Available data:
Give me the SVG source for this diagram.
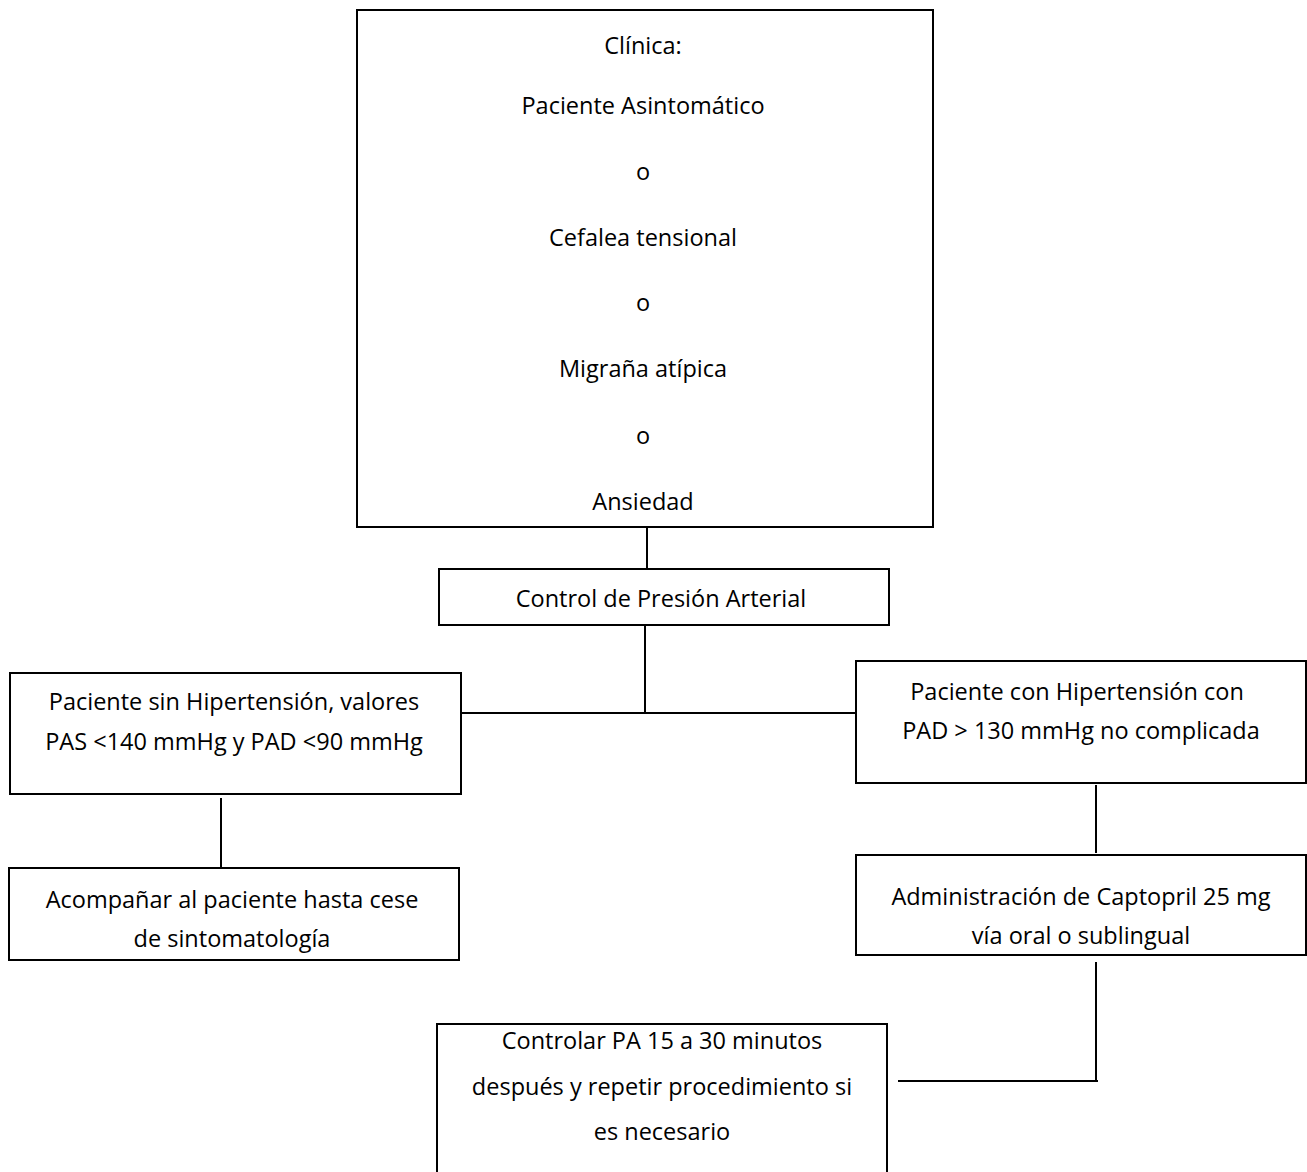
<svg xmlns="http://www.w3.org/2000/svg" width="1307" height="1172" viewBox="0 0 1307 1172">
<style>
.box{fill:#fff;stroke:#000;stroke-width:2}
.ln{stroke:#000;stroke-width:2;fill:none}
text{font-family:"Open Sans","Liberation Sans",sans-serif;font-size:23.5px;fill:#000;text-anchor:middle;dominant-baseline:central}
</style>
<rect width="1307" height="1172" fill="#fff"/>
<g id="connectors">
<line class="ln" x1="647" y1="527" x2="647" y2="569"/>
<line class="ln" x1="645" y1="625" x2="645" y2="713"/>
<line class="ln" x1="462" y1="713" x2="862" y2="713"/>
<line class="ln" x1="221" y1="798" x2="221" y2="867"/>
<line class="ln" x1="1096" y1="785" x2="1096" y2="853"/>
<line class="ln" x1="1096" y1="962" x2="1096" y2="1082"/>
<line class="ln" x1="898" y1="1081" x2="1098" y2="1081"/>
</g>
<g id="clinica">
<rect class="box" x="357" y="10" width="576" height="517"/>
<text x="643" y="45">Clínica:</text>
<text x="643" y="105">Paciente  Asintomático</text>
<text x="643" y="171">o</text>
<text x="643" y="237">Cefalea tensional</text>
<text x="643" y="302">o</text>
<text x="643" y="368">Migraña atípica</text>
<text x="643" y="435">o</text>
<text x="643" y="501">Ansiedad</text>
</g>
<g id="control">
<rect class="box" x="439" y="569" width="450" height="56"/>
<text x="661" y="598">Control de Presión Arterial</text>
</g>
<g id="sin-hipertension">
<rect class="box" x="10" y="673" width="451" height="121"/>
<text x="234" y="701">Paciente sin Hipertensión, valores</text>
<text x="234" y="741">PAS &lt;140 mmHg y PAD &lt;90 mmHg</text>
</g>
<g id="con-hipertension">
<rect class="box" x="856" y="661" width="450" height="122"/>
<text x="1077" y="691">Paciente con Hipertensión con</text>
<text x="1081" y="730">PAD &gt; 130 mmHg no complicada</text>
</g>
<g id="acompanar">
<rect class="box" x="9" y="868" width="450" height="92"/>
<text x="232" y="899">Acompañar al paciente hasta cese</text>
<text x="232" y="938">de sintomatología</text>
</g>
<g id="captopril">
<rect class="box" x="856" y="855" width="450" height="100"/>
<text x="1081" y="896">Administración de Captopril 25 mg</text>
<text x="1081" y="935">vía oral o sublingual</text>
</g>
<g id="controlar">
<rect class="box" x="437" y="1024" width="450" height="160"/>
<text x="662" y="1040">Controlar PA 15 a 30 minutos</text>
<text x="662" y="1086">después y repetir procedimiento si</text>
<text x="662" y="1131">es necesario</text>
</g>
</svg>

Exercise: Repeat the listing in full and exactly. Leave any pictures out.

Written reply:
Give me the SVG source for this diagram.
<svg xmlns="http://www.w3.org/2000/svg" width="1307" height="1172" viewBox="0 0 1307 1172">
<style>
.box{fill:#fff;stroke:#000;stroke-width:2}
.ln{stroke:#000;stroke-width:2;fill:none}
text{font-family:"Open Sans","Liberation Sans",sans-serif;font-size:23.5px;fill:#000;text-anchor:middle;dominant-baseline:central}
</style>
<rect width="1307" height="1172" fill="#fff"/>
<g id="connectors">
<line class="ln" x1="647" y1="527" x2="647" y2="569"/>
<line class="ln" x1="645" y1="625" x2="645" y2="713"/>
<line class="ln" x1="462" y1="713" x2="862" y2="713"/>
<line class="ln" x1="221" y1="798" x2="221" y2="867"/>
<line class="ln" x1="1096" y1="785" x2="1096" y2="853"/>
<line class="ln" x1="1096" y1="962" x2="1096" y2="1082"/>
<line class="ln" x1="898" y1="1081" x2="1098" y2="1081"/>
</g>
<g id="clinica">
<rect class="box" x="357" y="10" width="576" height="517"/>
<text x="643" y="45">Clínica:</text>
<text x="643" y="105">Paciente  Asintomático</text>
<text x="643" y="171">o</text>
<text x="643" y="237">Cefalea tensional</text>
<text x="643" y="302">o</text>
<text x="643" y="368">Migraña atípica</text>
<text x="643" y="435">o</text>
<text x="643" y="501">Ansiedad</text>
</g>
<g id="control">
<rect class="box" x="439" y="569" width="450" height="56"/>
<text x="661" y="598">Control de Presión Arterial</text>
</g>
<g id="sin-hipertension">
<rect class="box" x="10" y="673" width="451" height="121"/>
<text x="234" y="701">Paciente sin Hipertensión, valores</text>
<text x="234" y="741">PAS &lt;140 mmHg y PAD &lt;90 mmHg</text>
</g>
<g id="con-hipertension">
<rect class="box" x="856" y="661" width="450" height="122"/>
<text x="1077" y="691">Paciente con Hipertensión con</text>
<text x="1081" y="730">PAD &gt; 130 mmHg no complicada</text>
</g>
<g id="acompanar">
<rect class="box" x="9" y="868" width="450" height="92"/>
<text x="232" y="899">Acompañar al paciente hasta cese</text>
<text x="232" y="938">de sintomatología</text>
</g>
<g id="captopril">
<rect class="box" x="856" y="855" width="450" height="100"/>
<text x="1081" y="896">Administración de Captopril 25 mg</text>
<text x="1081" y="935">vía oral o sublingual</text>
</g>
<g id="controlar">
<rect class="box" x="437" y="1024" width="450" height="160"/>
<text x="662" y="1040">Controlar PA 15 a 30 minutos</text>
<text x="662" y="1086">después y repetir procedimiento si</text>
<text x="662" y="1131">es necesario</text>
</g>
</svg>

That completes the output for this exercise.